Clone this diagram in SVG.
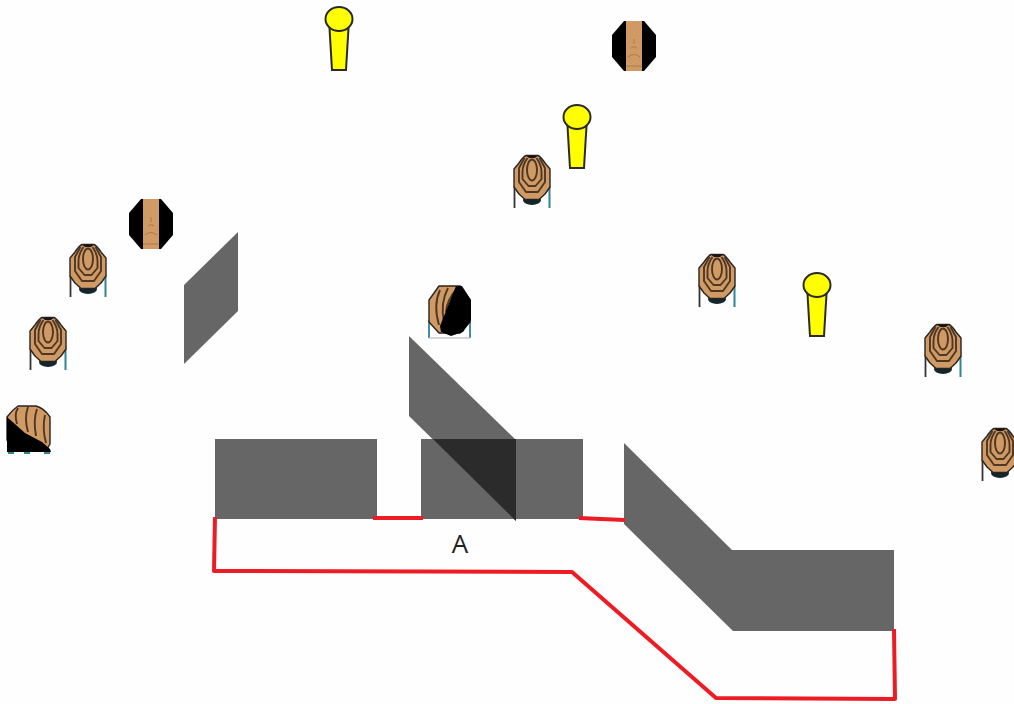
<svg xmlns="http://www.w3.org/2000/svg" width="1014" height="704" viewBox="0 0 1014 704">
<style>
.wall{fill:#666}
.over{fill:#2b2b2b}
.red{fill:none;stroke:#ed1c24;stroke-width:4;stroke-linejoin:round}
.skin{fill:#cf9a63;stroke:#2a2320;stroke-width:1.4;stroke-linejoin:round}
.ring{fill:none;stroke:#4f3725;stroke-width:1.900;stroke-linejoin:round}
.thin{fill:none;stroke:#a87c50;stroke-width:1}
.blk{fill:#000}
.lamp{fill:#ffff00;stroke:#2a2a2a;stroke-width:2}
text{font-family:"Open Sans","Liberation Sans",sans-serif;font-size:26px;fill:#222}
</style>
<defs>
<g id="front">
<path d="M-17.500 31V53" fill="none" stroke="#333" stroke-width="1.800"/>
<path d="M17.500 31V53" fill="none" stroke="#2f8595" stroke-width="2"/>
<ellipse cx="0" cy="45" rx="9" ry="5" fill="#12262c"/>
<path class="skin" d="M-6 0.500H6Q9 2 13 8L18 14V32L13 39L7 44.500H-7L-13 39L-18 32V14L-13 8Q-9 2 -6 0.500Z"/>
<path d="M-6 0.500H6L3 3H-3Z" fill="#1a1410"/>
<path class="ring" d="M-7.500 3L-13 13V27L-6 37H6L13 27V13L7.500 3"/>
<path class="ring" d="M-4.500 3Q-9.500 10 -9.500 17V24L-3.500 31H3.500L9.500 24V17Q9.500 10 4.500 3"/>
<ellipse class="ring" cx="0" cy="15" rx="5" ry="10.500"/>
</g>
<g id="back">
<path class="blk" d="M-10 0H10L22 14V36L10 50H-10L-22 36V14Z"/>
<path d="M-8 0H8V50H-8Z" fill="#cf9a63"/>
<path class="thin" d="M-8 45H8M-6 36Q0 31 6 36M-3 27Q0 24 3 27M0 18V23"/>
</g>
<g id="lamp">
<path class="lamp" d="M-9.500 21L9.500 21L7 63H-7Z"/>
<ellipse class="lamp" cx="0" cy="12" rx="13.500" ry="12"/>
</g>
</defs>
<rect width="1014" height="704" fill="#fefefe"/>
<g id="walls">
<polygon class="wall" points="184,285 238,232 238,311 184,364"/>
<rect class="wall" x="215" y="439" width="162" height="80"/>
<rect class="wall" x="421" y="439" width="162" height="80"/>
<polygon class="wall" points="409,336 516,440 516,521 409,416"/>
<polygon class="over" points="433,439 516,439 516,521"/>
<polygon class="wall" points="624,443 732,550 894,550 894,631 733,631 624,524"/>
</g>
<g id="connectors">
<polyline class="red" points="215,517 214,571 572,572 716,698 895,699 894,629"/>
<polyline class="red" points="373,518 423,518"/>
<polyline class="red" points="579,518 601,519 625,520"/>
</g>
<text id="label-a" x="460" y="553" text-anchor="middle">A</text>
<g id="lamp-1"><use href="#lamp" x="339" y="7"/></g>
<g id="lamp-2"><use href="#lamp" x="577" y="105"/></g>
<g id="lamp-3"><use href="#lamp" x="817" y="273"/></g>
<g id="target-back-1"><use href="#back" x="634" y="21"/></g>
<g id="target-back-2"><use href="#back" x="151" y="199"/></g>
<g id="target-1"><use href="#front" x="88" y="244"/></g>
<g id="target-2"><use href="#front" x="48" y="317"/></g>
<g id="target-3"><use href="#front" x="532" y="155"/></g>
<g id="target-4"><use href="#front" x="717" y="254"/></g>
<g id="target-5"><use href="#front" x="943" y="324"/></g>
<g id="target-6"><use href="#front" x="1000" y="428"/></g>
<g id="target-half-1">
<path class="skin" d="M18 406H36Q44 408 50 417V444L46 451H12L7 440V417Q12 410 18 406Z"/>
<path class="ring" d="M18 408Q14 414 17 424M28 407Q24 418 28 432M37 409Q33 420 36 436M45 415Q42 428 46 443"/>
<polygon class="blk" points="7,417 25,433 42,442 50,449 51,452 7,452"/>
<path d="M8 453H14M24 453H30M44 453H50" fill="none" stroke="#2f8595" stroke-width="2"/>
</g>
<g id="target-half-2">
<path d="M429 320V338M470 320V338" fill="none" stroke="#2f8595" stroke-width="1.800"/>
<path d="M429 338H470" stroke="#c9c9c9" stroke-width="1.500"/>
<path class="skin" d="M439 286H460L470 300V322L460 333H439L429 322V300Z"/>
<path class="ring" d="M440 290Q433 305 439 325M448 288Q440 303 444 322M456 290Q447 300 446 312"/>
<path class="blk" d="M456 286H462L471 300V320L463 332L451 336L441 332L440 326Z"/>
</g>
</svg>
· · · · · · ·
- [To do] Transcribe the whole listing exactly. Pictures stay out of your copy.

- [Solution]
Clone this diagram in SVG.
<svg xmlns="http://www.w3.org/2000/svg" width="1014" height="704" viewBox="0 0 1014 704">
<style>
.wall{fill:#666}
.over{fill:#2b2b2b}
.red{fill:none;stroke:#ed1c24;stroke-width:4;stroke-linejoin:round}
.skin{fill:#cf9a63;stroke:#2a2320;stroke-width:1.4;stroke-linejoin:round}
.ring{fill:none;stroke:#4f3725;stroke-width:1.900;stroke-linejoin:round}
.thin{fill:none;stroke:#a87c50;stroke-width:1}
.blk{fill:#000}
.lamp{fill:#ffff00;stroke:#2a2a2a;stroke-width:2}
text{font-family:"Open Sans","Liberation Sans",sans-serif;font-size:26px;fill:#222}
</style>
<defs>
<g id="front">
<path d="M-17.500 31V53" fill="none" stroke="#333" stroke-width="1.800"/>
<path d="M17.500 31V53" fill="none" stroke="#2f8595" stroke-width="2"/>
<ellipse cx="0" cy="45" rx="9" ry="5" fill="#12262c"/>
<path class="skin" d="M-6 0.500H6Q9 2 13 8L18 14V32L13 39L7 44.500H-7L-13 39L-18 32V14L-13 8Q-9 2 -6 0.500Z"/>
<path d="M-6 0.500H6L3 3H-3Z" fill="#1a1410"/>
<path class="ring" d="M-7.500 3L-13 13V27L-6 37H6L13 27V13L7.500 3"/>
<path class="ring" d="M-4.500 3Q-9.500 10 -9.500 17V24L-3.500 31H3.500L9.500 24V17Q9.500 10 4.500 3"/>
<ellipse class="ring" cx="0" cy="15" rx="5" ry="10.500"/>
</g>
<g id="back">
<path class="blk" d="M-10 0H10L22 14V36L10 50H-10L-22 36V14Z"/>
<path d="M-8 0H8V50H-8Z" fill="#cf9a63"/>
<path class="thin" d="M-8 45H8M-6 36Q0 31 6 36M-3 27Q0 24 3 27M0 18V23"/>
</g>
<g id="lamp">
<path class="lamp" d="M-9.500 21L9.500 21L7 63H-7Z"/>
<ellipse class="lamp" cx="0" cy="12" rx="13.500" ry="12"/>
</g>
</defs>
<rect width="1014" height="704" fill="#fefefe"/>
<g id="walls">
<polygon class="wall" points="184,285 238,232 238,311 184,364"/>
<rect class="wall" x="215" y="439" width="162" height="80"/>
<rect class="wall" x="421" y="439" width="162" height="80"/>
<polygon class="wall" points="409,336 516,440 516,521 409,416"/>
<polygon class="over" points="433,439 516,439 516,521"/>
<polygon class="wall" points="624,443 732,550 894,550 894,631 733,631 624,524"/>
</g>
<g id="connectors">
<polyline class="red" points="215,517 214,571 572,572 716,698 895,699 894,629"/>
<polyline class="red" points="373,518 423,518"/>
<polyline class="red" points="579,518 601,519 625,520"/>
</g>
<text id="label-a" x="460" y="553" text-anchor="middle">A</text>
<g id="lamp-1"><use href="#lamp" x="339" y="7"/></g>
<g id="lamp-2"><use href="#lamp" x="577" y="105"/></g>
<g id="lamp-3"><use href="#lamp" x="817" y="273"/></g>
<g id="target-back-1"><use href="#back" x="634" y="21"/></g>
<g id="target-back-2"><use href="#back" x="151" y="199"/></g>
<g id="target-1"><use href="#front" x="88" y="244"/></g>
<g id="target-2"><use href="#front" x="48" y="317"/></g>
<g id="target-3"><use href="#front" x="532" y="155"/></g>
<g id="target-4"><use href="#front" x="717" y="254"/></g>
<g id="target-5"><use href="#front" x="943" y="324"/></g>
<g id="target-6"><use href="#front" x="1000" y="428"/></g>
<g id="target-half-1">
<path class="skin" d="M18 406H36Q44 408 50 417V444L46 451H12L7 440V417Q12 410 18 406Z"/>
<path class="ring" d="M18 408Q14 414 17 424M28 407Q24 418 28 432M37 409Q33 420 36 436M45 415Q42 428 46 443"/>
<polygon class="blk" points="7,417 25,433 42,442 50,449 51,452 7,452"/>
<path d="M8 453H14M24 453H30M44 453H50" fill="none" stroke="#2f8595" stroke-width="2"/>
</g>
<g id="target-half-2">
<path d="M429 320V338M470 320V338" fill="none" stroke="#2f8595" stroke-width="1.800"/>
<path d="M429 338H470" stroke="#c9c9c9" stroke-width="1.500"/>
<path class="skin" d="M439 286H460L470 300V322L460 333H439L429 322V300Z"/>
<path class="ring" d="M440 290Q433 305 439 325M448 288Q440 303 444 322M456 290Q447 300 446 312"/>
<path class="blk" d="M456 286H462L471 300V320L463 332L451 336L441 332L440 326Z"/>
</g>
</svg>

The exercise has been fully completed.